Após uma extensa pesquisa sobre o assunto, Djair acredita que pessoas que vivem com HIV que enfrentam discriminação, especialmente no ambiente de trabalho, devem buscar reunir o máximo de provas para fundamentar suas queixas. Reflete sobre sua própria experiência ao mencionar que, ao procurar aconselhamento jurídico, percebeu a dificuldade em comprovar a sorofobia que havia sofrido de seus chefes e colegas. “Minha dica para as pessoas é registrar ao máximo a situação de sorofobia que você está passando no trabalho, qualquer tipo de pergunta, qualquer tipo de indireta, qualquer coisa invasiva, qualquer coisa sorofóbica mesmo. Tentar gravar, registrar, ou então, procurar uma testemunha que seja um cliente ou um amigo que frequente esse local”, sugere o comunicador. 

Acolhimento no ambiente de trabalho

A experiência de Silvia Almeida foi totalmente diferente, cheia de carinho e cuidado. A aposentada descobriu seu diagnóstico em 1993 quando ainda era casada com seu primeiro marido com quem viveu 14 anos até sua morte em 1996. Após 10 anos trabalhando em uma multinacional sul-africana, Silvia conta que seu marido começou a adoecer com frequência e teve o diagnóstico de aids. Em seguida, fez o teste junto com seu filho pequeno de um ano e meio. “Naquela época, demorava dois, três até quatro meses para sair o resultado. Quando veio o meu resultado eu estava infectada com HIV e o meu filho, não”,  conta Silvia. Em menos de 2 anos seu marido faleceu.

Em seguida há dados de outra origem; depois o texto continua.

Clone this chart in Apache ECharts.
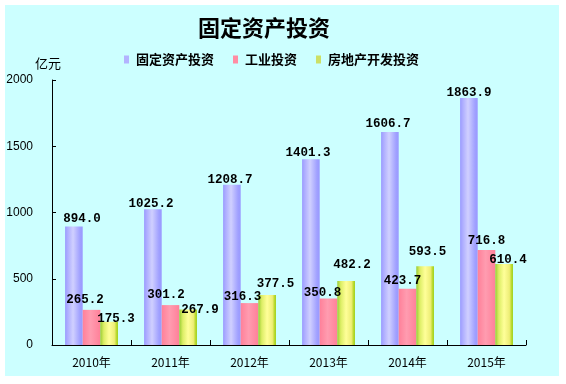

Durante esse período tumultuado, ela teve dificuldades em conciliar suas responsabilidades profissionais com os desafios pessoais que surgiram devido à doença e morte de seu marido e sua própria condição de saúde, além de cuidar de seus dois filhos, um de um ano e meio e uma adolescente de 13 anos. Essa situação refletiu negativamente em seu desempenho como telefonista na empresa, resultando em lapsos e esquecimentos em suas tarefas diárias. “Minha chefe me chamou e perguntou o que estava acontecendo. Como nós éramos muito amigas, eu contei pra ela o que eu estava vivendo. Ela tinha um primo que morreu de aids. Além disso, ela conhecia muito bem o nosso diretor, que havia acabado de chegar da África do Sul, uma pessoa muito sensível, muito humana, e disse que iria contar para ele para que ambos pudessem me ajudar. Inicialmente eu falei que achava melhor não, mas ela contou e ele realmente me ajudou”.

A empresa manteve o sigilo do diagnóstico de Silvia e comprava e importava medicação que ainda não tinha no Brasil para que ela fizesse o tratamento. Suas lideranças inclusive permitiam que ela participasse de encontros, reuniões e até viagens que tratassem do tema HIV/aids. Nesse processo de aprendizagem, Silvia despertou para a necessidade de se falar sobre o assunto de maneira responsável e aberta, desmistificando crenças estigmatizantes e proliferando informações corretas. “A empresa era imensa, tinha mais de 4 mil empregados e, quando eu me senti segura, falei para esse diretor que eu queria começar a dar palestras na empresa. E ele me perguntou: ‘você tem certeza que quer ter essa visibilidade, você quer se expor?’ E eu falei que sim, que eu queria porque as pessoas tinham informações muito erradas sobre tudo. Hoje ainda existe preconceito, naquela época o preconceito era maior ainda e eu era uma mulher com 30 anos, casada com o primeiro namorado, cujo marido morreu de AIDS, eu tinha o vírus do HIV, era um caso completamente diferente de tudo aquilo que a gente estigmatizava”, lembra Silvia sobre uma época em que se acreditava que somente homens que fizessem sexo com homens, usuários de drogas injetáveis e profissionais do sexo se infectavam pelo vírus.

Silvia acredita que as pessoas aprendem muito mais com quem tem HIV do que com uma propaganda de televisão. “Nós somos um canal de informação muito importante e quando a gente se esconde, quando a gente não se expõe de uma certa maneira, a gente perde a oportunidade de informar outras pessoas que estão ao nosso redor, tanto para que não haja tanta discriminação, quanto para que as pessoas também se vejam como vulneráveis, o que geralmente não acontece”.